One of the first topics we discussed was informality and formality. The people in Barcelona tend to be quite formal and a bit reserved. On the subway and walking down the road, individuals make little to no eye contact and have a very cold appearance to them. The way people dress is much more formal as well. Typical American clothes don’t really pass here, such as yoga pants or basketball shorts. The culture here expects you to actually dress nicely, especially when going to a nice restaurant or bar/club. I already had this idea in my head when Mireia told me all of this. It’s something that I had scoped out pretty quickly and something they had told us about when we first arrived.
Another topic discussed was independence and dependence. In the U.S. people are seen as children until they’re 18, and often times even up until they’re 21. Here in Barcelona, the children are given much more freedom and seen as adults earlier. She said young students often walk home by themselves and go to play on the playground without parents either. But in terms of family dependence, Mireia said the individuals are definitely more dependent on family than Americans are. This was something that was a bit of a surprise to me considering that on the streets it seems like people are very independent. She told me that kids value their families very highly and often don’t even invite people over to their homes, because homes are for family. Kids stay dependent on the family into and throughout adulthood.
In the Spanish society the elderly are greatly respected. This is another topic that I had an idea based on observation. Mireia said that many times the elderly continue to live with the rest of their families throughout their life. They are seen as the wisest in the family and help to contribute with parenting. On subways, I’ve noticed that people offer their seats to the elderly if there are no more seats available. Also, in conversation, Mireia said the Spanish people address the elderly using the Usted pronoun, which is a much more respectful pronoun than “you”. Overall this conversation was valuable and helped me to learn more about the culture I’m living in, and it also opened me up to other cultures; this was something I would not have known had I not met with Mireia.

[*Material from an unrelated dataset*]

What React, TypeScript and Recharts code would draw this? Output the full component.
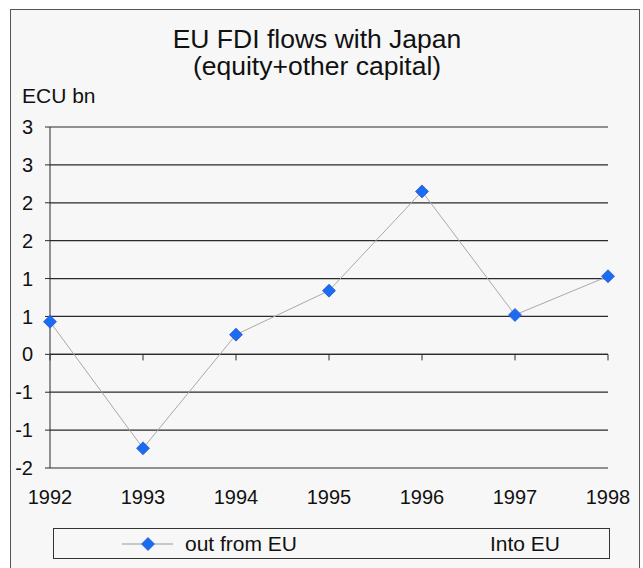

One group of activities I don’t really participate in back at Quinnipiac are the government and program boards, such as SPB or SGA. I’ve never really given in much thought since I’m not a part of it. I’d say I even have a little bit of a negative viewpoint of it due to the fact that I don’t always agree with the things they promote. Sitting down with a representative of one of these groups would probably be insightful. I would probably learn more about what they do, why they do it, and the various challenges they have to overcome in order to get something done. I know meeting with someone will make me appreciate their jobs more and possibly make me more interesting in joining!